What you have to do:
Repeat the material exactly from its first line to the line that includes "(0,0) rectangle (1314,627);". Skip pictures.

Data block:
>>>
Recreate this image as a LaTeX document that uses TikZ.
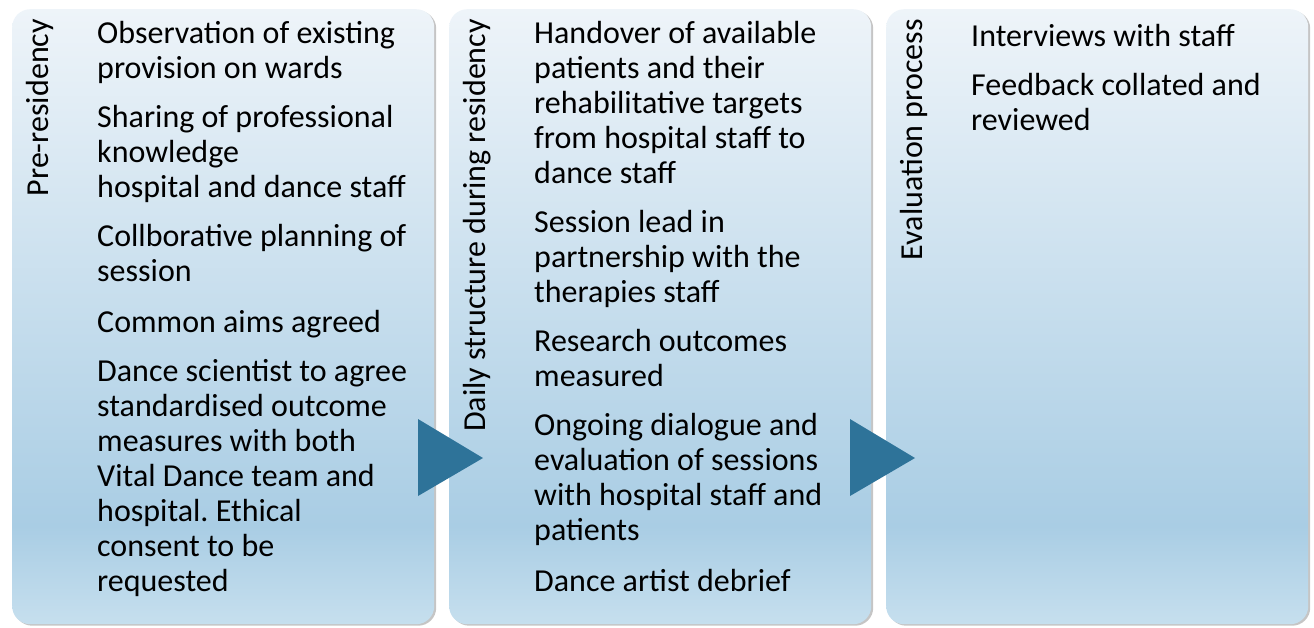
\documentclass[tikz,border=0pt]{standalone}
\usepackage{fontspec}
\setmainfont{Carlito}
\frenchspacing
\usetikzlibrary{positioning,shadows}
\definecolor{paneltop}{HTML}{EEF4F9}
\definecolor{panelmid}{HTML}{A9CDE4}
\definecolor{panelbot}{HTML}{C6DFEE}
\definecolor{flowblue}{HTML}{2E7399}
\pgfdeclareverticalshading{panelshade}{100bp}{color(0bp)=(panelbot); color(25bp)=(panelbot); color(33bp)=(panelmid); color(75bp)=(paneltop); color(100bp)=(paneltop)}
\newcommand{\itemfont}{\fontsize{32}{35}\selectfont}
\tikzset{
    panel/.style={rectangle,rounded corners=18pt,anchor=north west,minimum width=422pt,minimum height=615pt,shading=panelshade,
        drop shadow={shadow xshift=2pt,shadow yshift=-1.5pt,fill=black!45,opacity=.5}},
    phase/.style={rotate=90,anchor=base east,inner sep=0pt,font=\itemfont},
    item/.style={anchor=north west,inner sep=0pt,align=left,font=\itemfont,
        execute at begin node=\strut,execute at end node=\strut},
    next/.style={below=15.75pt of #1.south west,anchor=north west}
}
\begin{document}
\begin{tikzpicture}[x=1pt,y=-1pt]
\useasboundingbox (0,0) rectangle (1314,627);

\node[panel] (pre) at (12,9) {};
\node[panel] (daily) at (449,9) {};
\node[panel] (eval) at (886,9) {};

\foreach \x in {418,850}
    \fill[flowblue] (\x,419) -- ++(65,39) -- ++(-65,38) -- cycle;

% pre-residency
\node[phase] (preT) at (48,19) {Pre-residency};
\node[item] (pre1) at (97,21.5) {Observation of existing\\provision on wards};
\node[item,next=pre1] (pre2) {Sharing of professional\\knowledge\\hospital and dance staff};
\node[item,next=pre2] (pre3) {Collborative planning of\\session};
\node[item,next=pre3] (pre4) {Common aims agreed};
\node[item,next=pre4] (pre5) {Dance scientist to agree\\standardised outcome\\measures with both\\Vital Dance team and\\hospital. Ethical\\consent to be\\requested};

% daily structure
\node[phase] (dailyT) at (485,19) {Daily structure during residency};
\node[item] (daily1) at (534,21.5) {Handover of available\\patients and their\\rehabilitative targets\\from hospital staff to\\dance staff};
\node[item,next=daily1] (daily2) {Session lead in\\partnership with the\\therapies staff};
\node[item,next=daily2] (daily3) {Research outcomes\\measured};
\node[item,next=daily3] (daily4) {Ongoing dialogue and\\evaluation of sessions\\with hospital staff and\\patients};
\node[item,next=daily4] (daily5) {Dance artist debrief};

% evaluation
\node[phase] (evalT) at (922,19) {Evaluation process};
\node[item] (eval1) at (971,21.5) {Interviews with staff};
\node[item,next=eval1] (eval2) {Feedback collated and\\reviewed};
\end{tikzpicture}
\end{document}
<<<
Worked answer:
Recreate this image as a LaTeX document that uses TikZ.
\documentclass[tikz,border=0pt]{standalone}
\usepackage{fontspec}
\setmainfont{Carlito}
\frenchspacing
\usetikzlibrary{positioning,shadows}
\definecolor{paneltop}{HTML}{EEF4F9}
\definecolor{panelmid}{HTML}{A9CDE4}
\definecolor{panelbot}{HTML}{C6DFEE}
\definecolor{flowblue}{HTML}{2E7399}
\pgfdeclareverticalshading{panelshade}{100bp}{color(0bp)=(panelbot); color(25bp)=(panelbot); color(33bp)=(panelmid); color(75bp)=(paneltop); color(100bp)=(paneltop)}
\newcommand{\itemfont}{\fontsize{32}{35}\selectfont}
\tikzset{
    panel/.style={rectangle,rounded corners=18pt,anchor=north west,minimum width=422pt,minimum height=615pt,shading=panelshade,
        drop shadow={shadow xshift=2pt,shadow yshift=-1.5pt,fill=black!45,opacity=.5}},
    phase/.style={rotate=90,anchor=base east,inner sep=0pt,font=\itemfont},
    item/.style={anchor=north west,inner sep=0pt,align=left,font=\itemfont,
        execute at begin node=\strut,execute at end node=\strut},
    next/.style={below=15.75pt of #1.south west,anchor=north west}
}
\begin{document}
\begin{tikzpicture}[x=1pt,y=-1pt]
\useasboundingbox (0,0) rectangle (1314,627);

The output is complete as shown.